Uncommon vessel types like this multiple vase appear in the Cycladic culture…
… or vessels in animal form like this one, which was probably used for rituals.
Cycladic “Frying-pan”, with incised decorations with a spiral in the centre, surrounded by triangular rays in the shape of a star
Kykladenpfannen, Wikipedia (engl.); the depicted pan shows the representation of a ship
Stonework
No craft technique is as characteristic of the Cycladic culture as the production of stone vessels. The first stone vessels date back to the Neolithic age, but in the Bronze age this technique clearly reached its peak. The decoration of the stone vessels is often very carefully executed, with carved patterns of parallel lines or intertwined spiral patterns.

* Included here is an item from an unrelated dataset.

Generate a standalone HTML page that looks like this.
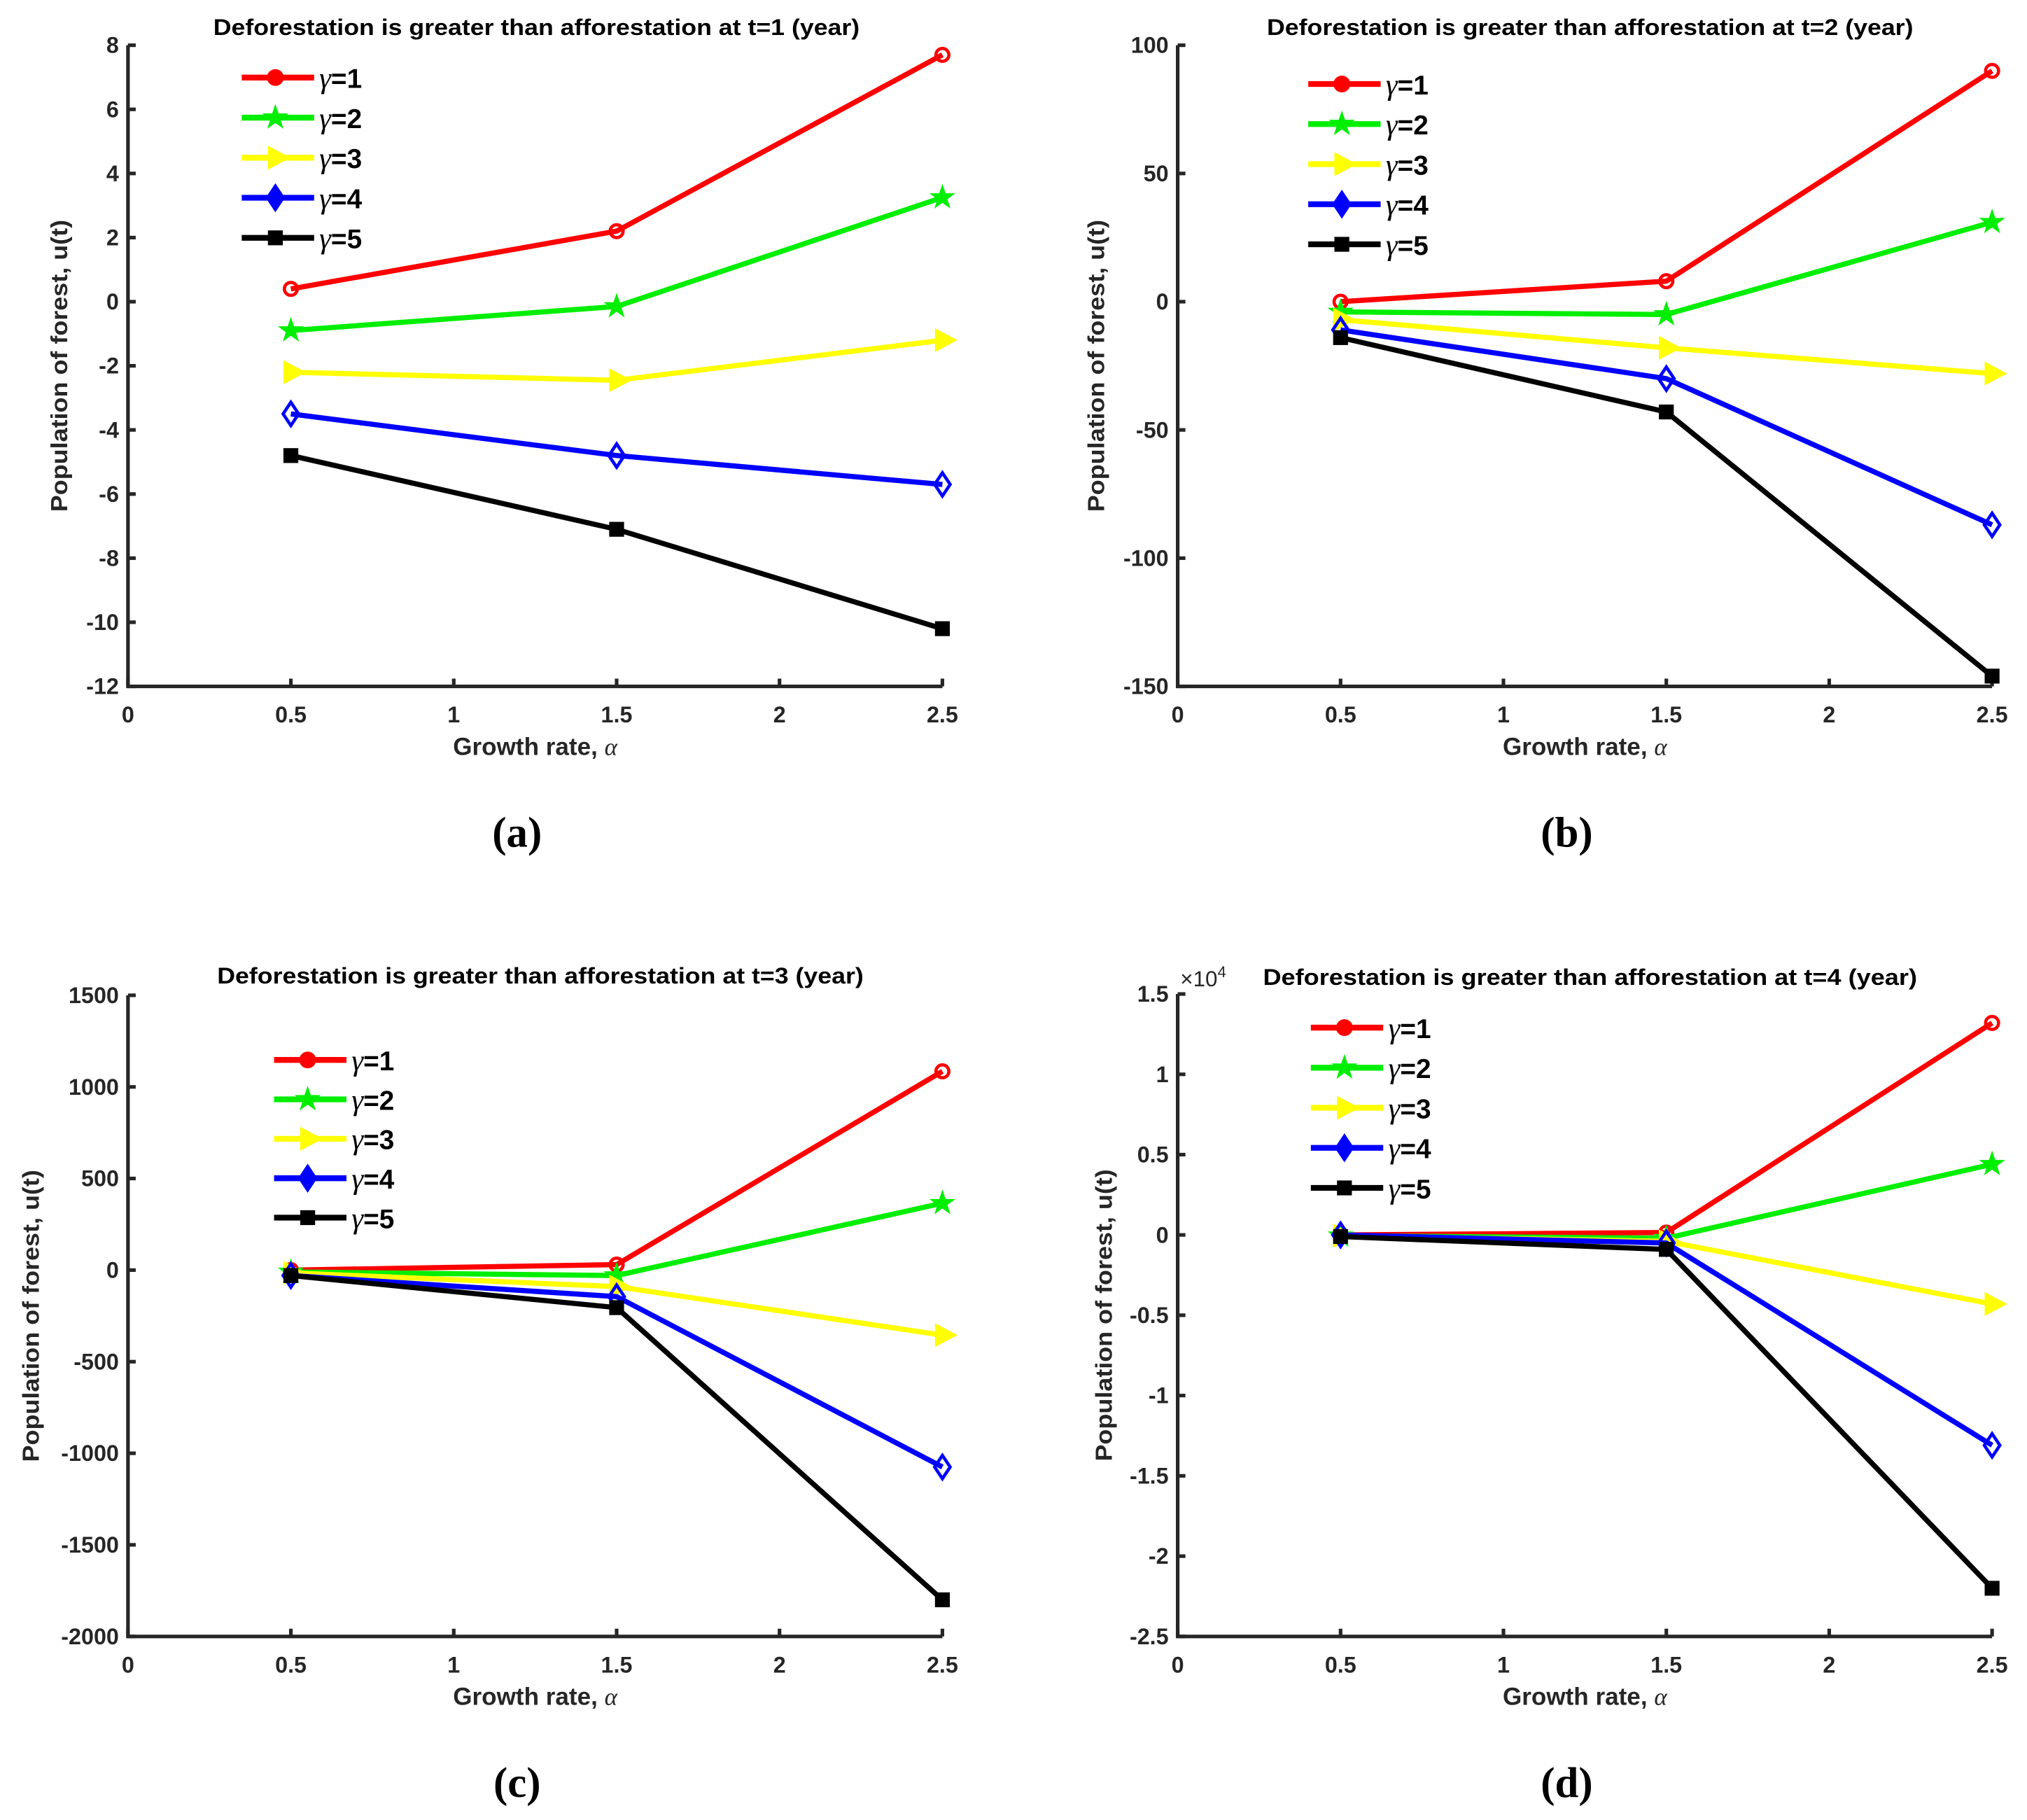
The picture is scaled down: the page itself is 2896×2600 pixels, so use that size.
<!DOCTYPE html>
<html><head><meta charset="utf-8"><style>html,body{margin:0;padding:0;background:#fff}svg{display:block}</style></head>
<body>
<svg id="fig" xmlns="http://www.w3.org/2000/svg" width="2896" height="2600" viewBox="0 0 1568 1408" preserveAspectRatio="none" font-family="Liberation Sans, sans-serif"></svg>
<script>
const xTicks = [0, 0.5, 1, 1.5, 2, 2.5];
const xCats = [0.5, 1.5, 2.5];
const seriesNames = ["γ=1","γ=2","γ=3","γ=4","γ=5"];
const colors = ["#ff0000","#00ee00","#ffff00","#0000ff","#000000"];
const markers = ["circle","star","tri","diamond","square"];
const aVals = [[0.4,2.2,7.7],[-0.9,-0.15,3.25],[-2.2,-2.45,-1.2],[-3.5,-4.8,-5.7],[-4.8,-7.1,-10.2]];
const bVals = [[0,8,90],[-4,-5,31],[-7,-18,-28],[-11,-30,-87],[-14,-43,-146]];
const cVals = [[0,30,1085],[-10,-30,365],[-15,-90,-355],[-30,-145,-1075],[-30,-205,-1800]];
const dVals = [[0,0.015,1.32],[-0.005,-0.02,0.44],[-0.005,-0.04,-0.43],[0,-0.05,-1.31],[-0.01,-0.09,-2.2]];
const aTicks = [8,6,4,2,0,-2,-4,-6,-8,-10,-12];
const bTicks = [100,50,0,-50,-100,-150];
const cTicks = [1500,1000,500,0,-500,-1000,-1500,-2000];
const dTicks = [1.5,1,0.5,0,-0.5,-1,-1.5,-2,-2.5];

const NS="http://www.w3.org/2000/svg";
const svg=document.getElementById('fig');
function mk(tag,attrs,parent,text){const e=document.createElementNS(NS,tag);for(const k in attrs)e.setAttribute(k,attrs[k]);if(text!==undefined)e.textContent=text;(parent||svg).appendChild(e);return e;}

function marker(g,type,cx,cy,color,legend){
  let e;
  if(type==="circle"){e=mk('circle',legend?{cx,cy,r:6.5,fill:color}:{cx,cy,r:5,fill:'none',stroke:color,'stroke-width':2.5},g);}
  else if(type==="square"){e=mk('rect',{x:cx-5,y:cy-5,width:10,height:10,fill:color,stroke:color,'stroke-width':1.5},g);}
  else if(type==="diamond"){e=mk('polygon',{points:`${cx},${cy-9} ${cx+6},${cy} ${cx},${cy+9} ${cx-6},${cy}`,fill:legend?color:'none',stroke:color,'stroke-width':2.5},g);}
  else if(type==="tri"){e=mk('polygon',{points:`${cx+10},${cy} ${cx-5},${cy-8} ${cx-5},${cy+8}`,fill:color,stroke:color,'stroke-width':1.5},g);}
  else {let p=[];for(let i=0;i<10;i++){const r=i%2?3.5:9;const a=-Math.PI/2+i*Math.PI/5;p.push((cx+r*Math.cos(a)).toFixed(1)+','+(cy+r*Math.sin(a)).toFixed(1));}
    e=mk('polygon',{points:p.join(' '),fill:color,stroke:color,'stroke-width':1},g);}
  
  
}

function panel(cfg){
  const g=mk('g',{});
  
  
  const {x0,x1,y0,y1,ticks,vals}=cfg;
  const ymax=ticks[0], ymin=ticks[ticks.length-1];
  const X=v=>x0+(v-0)/(2.5-0)*(x1-x0);
  const Y=v=>y0+(ymax-v)/(ymax-ymin)*(y1-y0);
  const ax=mk('path',{d:`M${x0},${y0} L${x0},${y1} L${x1},${y1}`,fill:'none',stroke:'#262626','stroke-width':2.8},g);
   
  ticks.forEach(t=>{
    mk('line',{x1:x0,y1:Y(t),x2:x0+6,y2:Y(t),stroke:'#262626','stroke-width':2.8},g);
    const tl=mk('text',{x:x0-7,y:Y(t)+6,'text-anchor':'end','font-size':17.5,'font-weight':'bold',fill:'#262626'},g,String(t));
     
  });
  xTicks.forEach(t=>{
    mk('line',{x1:X(t),y1:y1,x2:X(t),y2:y1-6,stroke:'#262626','stroke-width':2.8},g);
    const tl=mk('text',{x:X(t),y:y1+28,'text-anchor':'middle','font-size':17.5,'font-weight':'bold',fill:'#262626'},g,String(t));
     
  });
  const xl=mk('text',{x:(x0+x1)/2,y:y1+53,'text-anchor':'middle','font-size':19,'font-weight':'bold',fill:'#262626'},g);
  xl.innerHTML='Growth rate, <tspan font-family="Liberation Serif, serif" font-style="italic" font-weight="normal">α</tspan>';
   
  const yl=mk('text',{x:0,y:0,transform:`translate(${cfg.ylx},${(y0+y1)/2}) rotate(-90)`,'text-anchor':'middle','font-size':18,'font-weight':'bold',fill:'#262626',textLength:226,lengthAdjust:'spacingAndGlyphs'},g,'Population of forest, u(t)');
   
  const ti=mk('text',{x:cfg.tx,y:cfg.ty,'text-anchor':'middle','font-size':17.5,'font-weight':'bold',fill:'#000',textLength:cfg.tw,lengthAdjust:'spacingAndGlyphs'},g,cfg.title);
   
  if(cfg.exp){const ex=mk('text',{x:x0+2,y:y0-6,'font-size':17,fill:'#262626'},g);ex.innerHTML='×10<tspan dy="-7" font-size="12">4</tspan>';
     }
  vals.forEach((s,i)=>{
    const pts=s.map((v,j)=>X(xCats[j]).toFixed(1)+','+Y(v).toFixed(1)).join(' ');
    const pl=mk('polyline',{points:pts,fill:'none',stroke:colors[i],'stroke-width':4,'stroke-linejoin':'round'},g);
     
    s.forEach((v,j)=>marker(g,markers[i],X(xCats[j]),Y(v),colors[i],false));
  });
  seriesNames.forEach((n,i)=>{
    const ly=cfg.ly+i*cfg.lstep;
    const le=mk('g',{},g);
     
    mk('line',{x1:cfg.lx,y1:ly,x2:cfg.lx+56,y2:ly,stroke:colors[i],'stroke-width':4.5},le);
    marker(le,markers[i],cfg.lx+26,ly,colors[i],true);
    const t=mk('text',{x:cfg.lx+60,y:ly+8,'font-size':21,'font-weight':'bold',fill:'#000'},le);
    t.innerHTML='<tspan font-family="Liberation Serif, serif" font-style="italic" font-weight="normal" font-size="23">γ</tspan>'+n.slice(1);
  });
  const cap=mk('text',{x:cfg.cx,y:cfg.cy,'text-anchor':'middle','font-size':33,'font-weight':'bold','font-family':'Liberation Serif, serif',fill:'#000'},g,cfg.cap);
   
}

panel({id:'a',x0:99,x1:729,y0:35,y1:531,ticks:aTicks,vals:aVals,ylx:52,tx:415,ty:27,tw:500,title:'Deforestation is greater than afforestation at t=1 (year)',lx:187,ly:60,lstep:31,cx:400,cy:655,cap:'(a)'});
panel({id:'b',x0:911,x1:1541,y0:35,y1:531,ticks:bTicks,vals:bVals,ylx:854,tx:1230,ty:27,tw:500,title:'Deforestation is greater than afforestation at t=2 (year)',lx:1012,ly:65,lstep:31,cx:1212,cy:655,cap:'(b)'});
panel({id:'c',x0:99,x1:729,y0:770,y1:1266,ticks:cTicks,vals:cVals,ylx:30,tx:418,ty:761,tw:500,title:'Deforestation is greater than afforestation at t=3 (year)',lx:212,ly:820,lstep:30.5,cx:400,cy:1390,cap:'(c)'});
panel({id:'d',x0:911,x1:1541,y0:769,y1:1266,ticks:dTicks,vals:dVals,ylx:860,tx:1230,ty:762,tw:506,title:'Deforestation is  greater than afforestation at t=4 (year)',lx:1014,ly:795,lstep:31,cx:1212,cy:1390,cap:'(d)',exp:true});
</script>
</body></html>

The same types of vessels are used as in pottery.
For the production of the stone vessels hammer and chisel could only have been used for the rough external processing; for the finer design the pieces were abraded with emery, which was presumably also used as a powder. Even astonishingly thin-walled and narrow-necked vessels could be produced in this way. The holes, eg. in the handles, were probably made by drilling with the use of wooden rods and emery powder. Among the stone vessels of the Cycladic culture are extremely beautiful, harmoniously shaped and very elaborate objects which must have been very precious for their owners, and certainly played an important role in the lives of the people.
marble pallet with holes at the corners and an accompanying small pestle
stone pyxide (cylindrical vessel with an exactly fitting lid)
beautiful double pyxide made of banded marble (about 2.300 – 2.000 BC; the lids are made of serpentine and do not seem to have belonged to it originally; their shape is typical for the early Minoan culture)
Particularly noteworthy are the elaborately hollowed, thin-walled marble vases (kandíla) with foot and eyelets for hanging, which may have served as lamps.